%%

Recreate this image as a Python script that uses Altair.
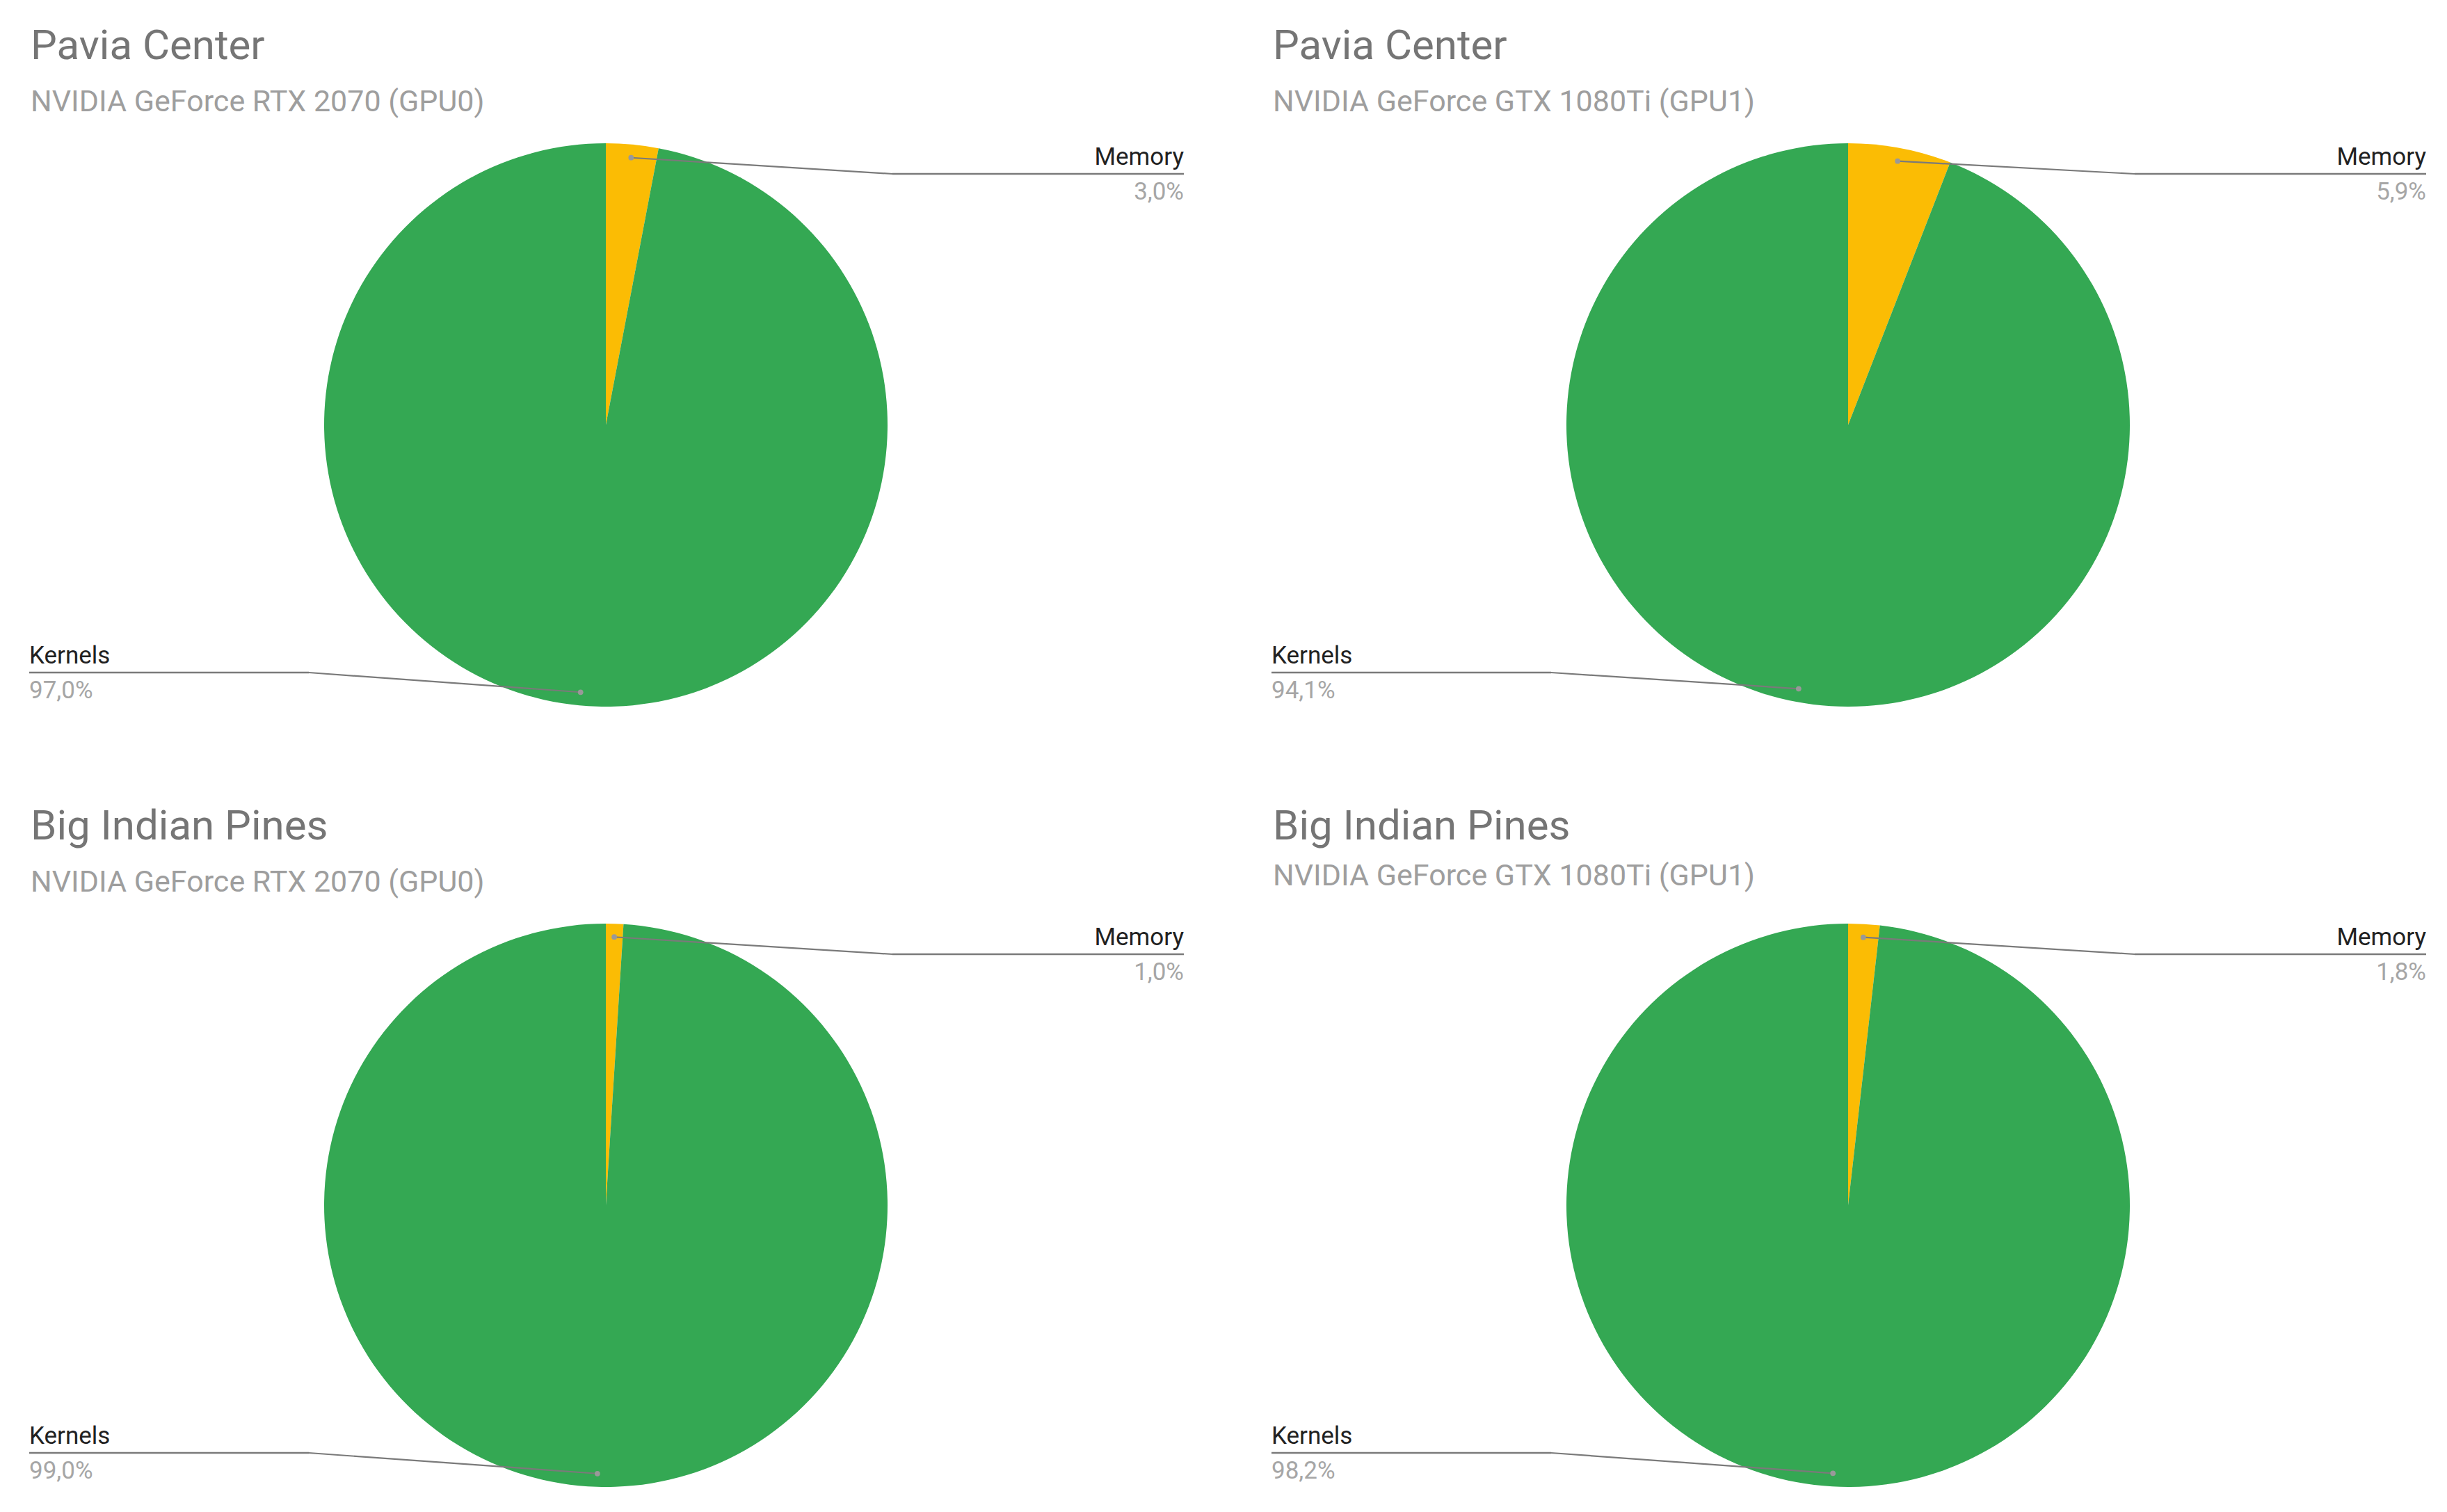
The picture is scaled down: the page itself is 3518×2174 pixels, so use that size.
import altair as alt
import pandas as pd

# ---- data ----
titles = ["Pavia Center", "Pavia Center", "Big Indian Pines", "Big Indian Pines"]
subtitles = [
    "NVIDIA GeForce RTX 2070 (GPU0)",
    "NVIDIA GeForce GTX 1080Ti (GPU1)",
    "NVIDIA GeForce RTX 2070 (GPU0)",
    "NVIDIA GeForce GTX 1080Ti (GPU1)",
]
categories = ["Memory", "Kernels"]
memory_pct = [3.0, 5.9, 1.0, 1.8]
kernels_pct = [97.0, 94.1, 99.0, 98.2]

rows = []
for p in range(4):
    for k, (cat, vals) in enumerate(zip(categories, [memory_pct, kernels_pct])):
        rows.append({"panel": p, "category": cat, "value": vals[p], "ord": k})
df = pd.DataFrame(rows)

# ---- layout / style ----
FONT = "Roboto"
W, H = 1716, 1030
CX, CY, R = 863, 603, 405
GREEN, YELLOW = "#34A853", "#FBBC04"
LINE = "#7a7a7a"
SUB_DY = [0, 0, 0, -9]


def panel(i):
    base = alt.Chart(df).transform_filter(alt.datum.panel == i)

    arcs = base.mark_arc(radius=R, strokeWidth=0).encode(
        theta=alt.Theta("value:Q", stack=True),
        color=alt.Color(
            "category:N",
            scale=alt.Scale(domain=categories, range=[YELLOW, GREEN]),
            legend=None,
        ),
        order=alt.Order("ord:Q"),
        x=alt.value(CX),
        y=alt.value(CY),
    )

    geo = (
        base.transform_joinaggregate(total="sum(value)")
        .transform_window(cum="sum(value)", sort=[alt.SortField("ord")], frame=[None, 0])
        .transform_calculate(mid="(datum.cum - datum.value/2) / datum.total * 2 * PI")
        .transform_calculate(
            right="datum.mid < PI",
            px=f"{CX} + 0.953 * {R} * sin(datum.mid)",
            py=f"{CY} - 0.953 * {R} * cos(datum.mid)",
        )
        .transform_calculate(
            ly=f"datum.right ? {CY - 361} : {CY + 356}",
            ex=f"datum.right ? {CX + 412} : {CX - 427}",
            tx=f"datum.right ? {CX + 831} : {CX - 829}",
            pct="replace(format(datum.value, '.1f'), '.', ',') + '%'",
        )
        .transform_calculate(lab_y="datum.ly - 13", pct_y="datum.ly + 37")
    )

    xs = lambda f: alt.X(f, scale=None, axis=None)
    ys = lambda f: alt.Y(f, scale=None, axis=None)

    slant = geo.mark_rule(color=LINE, strokeWidth=2.2).encode(
        x=xs("px:Q"), y=ys("py:Q"), x2="ex:Q", y2="ly:Q"
    )
    horiz = geo.mark_rule(color=LINE, strokeWidth=2.4).encode(
        x=xs("ex:Q"), x2="tx:Q", y=ys("ly:Q")
    )
    dot = geo.mark_circle(size=60, color="#999999", opacity=1).encode(
        x=xs("px:Q"), y=ys("py:Q")
    )

    layers = [arcs, slant, horiz, dot]
    for side, align in [("datum.right", "right"), ("!datum.right", "left")]:
        g = geo.transform_filter(side)
        layers.append(
            g.mark_text(align=align, baseline="alphabetic", font=FONT, fontSize=35, color="#212121").encode(
                x=xs("tx:Q"), y=ys("lab_y:Q"), text="category:N"
            )
        )
        layers.append(
            g.mark_text(align=align, baseline="alphabetic", font=FONT, fontSize=35, color="#a6a6a6").encode(
                x=xs("tx:Q"), y=ys("pct_y:Q"), text="pct:N"
            )
        )

    tdf = pd.DataFrame({"title": [titles[i]], "sub": [subtitles[i]]})
    tchart = alt.Chart(tdf).mark_text(
        align="left", baseline="alphabetic", font=FONT, fontSize=60, color="#757575"
    ).encode(text="title:N", x=alt.value(36), y=alt.value(77))
    schart = alt.Chart(tdf).mark_text(
        align="left", baseline="alphabetic", font=FONT, fontSize=43, color="#9e9e9e"
    ).encode(text="sub:N", x=alt.value(36), y=alt.value(152 + SUB_DY[i]))
    layers += [tchart, schart]

    return alt.layer(*layers).properties(width=W, height=H)


chart = (
    alt.vconcat(
        alt.hconcat(panel(0), panel(1), spacing=70),
        alt.hconcat(panel(2), panel(3), spacing=70),
        spacing=92,
    )
    .properties(padding=0, background="white")
    .configure_view(stroke=None)
)

chart.save("out.html", embed_options={"renderer": "svg", "actions": False})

%%

▶ Your task: Return each line from the material above exactly, but not the pictures.

▶ Written answer:
Recreate this image as a Python script that uses Altair.
The picture is scaled down: the page itself is 3518×2174 pixels, so use that size.
import altair as alt
import pandas as pd

# ---- data ----
titles = ["Pavia Center", "Pavia Center", "Big Indian Pines", "Big Indian Pines"]
subtitles = [
    "NVIDIA GeForce RTX 2070 (GPU0)",
    "NVIDIA GeForce GTX 1080Ti (GPU1)",
    "NVIDIA GeForce RTX 2070 (GPU0)",
    "NVIDIA GeForce GTX 1080Ti (GPU1)",
]
categories = ["Memory", "Kernels"]
memory_pct = [3.0, 5.9, 1.0, 1.8]
kernels_pct = [97.0, 94.1, 99.0, 98.2]

rows = []
for p in range(4):
    for k, (cat, vals) in enumerate(zip(categories, [memory_pct, kernels_pct])):
        rows.append({"panel": p, "category": cat, "value": vals[p], "ord": k})
df = pd.DataFrame(rows)

# ---- layout / style ----
FONT = "Roboto"
W, H = 1716, 1030
CX, CY, R = 863, 603, 405
GREEN, YELLOW = "#34A853", "#FBBC04"
LINE = "#7a7a7a"
SUB_DY = [0, 0, 0, -9]


def panel(i):
    base = alt.Chart(df).transform_filter(alt.datum.panel == i)

    arcs = base.mark_arc(radius=R, strokeWidth=0).encode(
        theta=alt.Theta("value:Q", stack=True),
        color=alt.Color(
            "category:N",
            scale=alt.Scale(domain=categories, range=[YELLOW, GREEN]),
            legend=None,
        ),
        order=alt.Order("ord:Q"),
        x=alt.value(CX),
        y=alt.value(CY),
    )

    geo = (
        base.transform_joinaggregate(total="sum(value)")
        .transform_window(cum="sum(value)", sort=[alt.SortField("ord")], frame=[None, 0])
        .transform_calculate(mid="(datum.cum - datum.value/2) / datum.total * 2 * PI")
        .transform_calculate(
            right="datum.mid < PI",
            px=f"{CX} + 0.953 * {R} * sin(datum.mid)",
            py=f"{CY} - 0.953 * {R} * cos(datum.mid)",
        )
        .transform_calculate(
            ly=f"datum.right ? {CY - 361} : {CY + 356}",
            ex=f"datum.right ? {CX + 412} : {CX - 427}",
            tx=f"datum.right ? {CX + 831} : {CX - 829}",
            pct="replace(format(datum.value, '.1f'), '.', ',') + '%'",
        )
        .transform_calculate(lab_y="datum.ly - 13", pct_y="datum.ly + 37")
    )

    xs = lambda f: alt.X(f, scale=None, axis=None)
    ys = lambda f: alt.Y(f, scale=None, axis=None)

    slant = geo.mark_rule(color=LINE, strokeWidth=2.2).encode(
        x=xs("px:Q"), y=ys("py:Q"), x2="ex:Q", y2="ly:Q"
    )
    horiz = geo.mark_rule(color=LINE, strokeWidth=2.4).encode(
        x=xs("ex:Q"), x2="tx:Q", y=ys("ly:Q")
    )
    dot = geo.mark_circle(size=60, color="#999999", opacity=1).encode(
        x=xs("px:Q"), y=ys("py:Q")
    )

    layers = [arcs, slant, horiz, dot]
    for side, align in [("datum.right", "right"), ("!datum.right", "left")]:
        g = geo.transform_filter(side)
        layers.append(
            g.mark_text(align=align, baseline="alphabetic", font=FONT, fontSize=35, color="#212121").encode(
                x=xs("tx:Q"), y=ys("lab_y:Q"), text="category:N"
            )
        )
        layers.append(
            g.mark_text(align=align, baseline="alphabetic", font=FONT, fontSize=35, color="#a6a6a6").encode(
                x=xs("tx:Q"), y=ys("pct_y:Q"), text="pct:N"
            )
        )

    tdf = pd.DataFrame({"title": [titles[i]], "sub": [subtitles[i]]})
    tchart = alt.Chart(tdf).mark_text(
        align="left", baseline="alphabetic", font=FONT, fontSize=60, color="#757575"
    ).encode(text="title:N", x=alt.value(36), y=alt.value(77))
    schart = alt.Chart(tdf).mark_text(
        align="left", baseline="alphabetic", font=FONT, fontSize=43, color="#9e9e9e"
    ).encode(text="sub:N", x=alt.value(36), y=alt.value(152 + SUB_DY[i]))
    layers += [tchart, schart]

    return alt.layer(*layers).properties(width=W, height=H)


chart = (
    alt.vconcat(
        alt.hconcat(panel(0), panel(1), spacing=70),
        alt.hconcat(panel(2), panel(3), spacing=70),
        spacing=92,
    )
    .properties(padding=0, background="white")
    .configure_view(stroke=None)
)

chart.save("out.html", embed_options={"renderer": "svg", "actions": False})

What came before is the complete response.